Yoani Sánchez’s 14ymedio aspires to become the go-to source of independent news for Cubans

بواسطة Maite Fernandez
Oct 30, 2018 في Digital Journalism

In Cuba, “el paquete semanal,” or “the weekly package,” can carry many different things. A hard drive or CD that can be home-delivered or available for pickup, it can be filled with the last season of "Girls" or the hottest new Mexican soap opera, the latest digital edition of The New York Times or the Spanish gossip magazine “Hola.”

This clandestine network of offline content is the way Cubans found to get access to information and TV shows that aren’t available on the island.

“In Cuba people read us through the illegal market of information,” said Yoani Sánchez, one of the first Cuban bloggers and founder of the news site 14ymedio.com, in an interview with IJNet.

In a country where about 5 percent of the population has access to the Internet and where the government extensively censors it (Reporters Without Borders listed Cuba as an "Internet Enemy" every year since the list was created in 2006), Sánchez began a daring experiment a year ago: she decided to start a news website.

“It’s been like giving birth to a child,” she said.

Between the official media, that only publishes what the government sees fit, and the opposition press, she aims to follow what she calls a third, independent way that aspires to produce professional, high-quality journalism.

It’s not the first time Sánchez experiments with digital media in Cuba. She became an influential voice after starting Generación Y (Generation Y), in 2007, a personal blog that documented life on the island. 

The blog quickly gained an international following -- it reached 1.2 million monthly visits in February 2008 -- and is now translated in 17 languages.

Blogging in a country where access to the Internet is scarce and expensive wasn’t easy. Yoani emailed her entries to friends that lived outside the island so they could post it on her blog and was also detained by the government for her activism.

But the outside world was watching, and she gained global recognition and numerous awards: she won the prestigious Ortega y Gasset journalism award and was named one of TIME’s 100 most influential people of the world in 2008, to name a few.

With 14ymedio, she wants to make sure Cubans get the necessary information so they can make informed decisions in a post-Castro Cuba. 

The type of journalism she preaches would seem basic to anyone living in a country with a free press: it will rely on credible sources and value information over opinion or propaganda.

“In Cuba we’re drowning in opinions. There are 11 million Cubans, and 30 million opinions. ... We are trying to teach people to practice a different type of journalism,” Sánchez said.

She knew it wasn’t going to be easy. Cubans can’t have an open home Internet connection. They have access to a basic, limited email service and, when they are able to connect to the Internet, it’s usually at hotels that charge $5 an hour. Even then, the speed is slow and many sites are blocked, she said

Between the censorship (they are blocked on the island) and the low Internet penetration, her and her 11-staff team had to find creative ways to get the information to their audience.

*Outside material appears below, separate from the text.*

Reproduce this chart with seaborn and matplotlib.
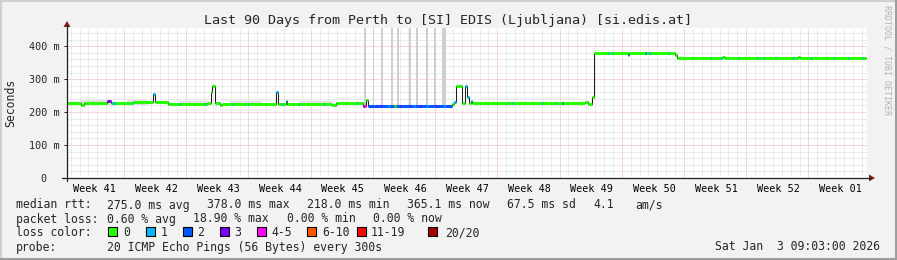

14ymedio.com, which is also translated to English, receives 315,000 visits a month from people outside of Cuba. People inside the island access their site through proxies or read PDF versions saved in the “weekly package.”

Although they don’t know yet how many people read them through the weekly package, they can tell a certain story hit a nerve when the government responds to it.

Similarly, Sánchez tweets the stories published on the site to her more than 660,000 followers from a service called Tweetymail.com, which posts her tweets via email.

Now that the U.S is normalizing relations with Cuba and the island is opening to the outside world, all eyes are on its transition.

Sánchez is keenly aware of this historic moment, and wants to make sure her newsroom is prepared for it. They want to get more training on multimedia, figure out a sustainable business model and become a professional newsroom that sticks to deadlines. Since professional journalists in Cuba fear repression and choose not to work independently, many of the reporters working for the site come from professions other than journalism, Sánchez said.

“Our first year we got this project up by pure grit,” she said. “When you have something to say, you find the way.”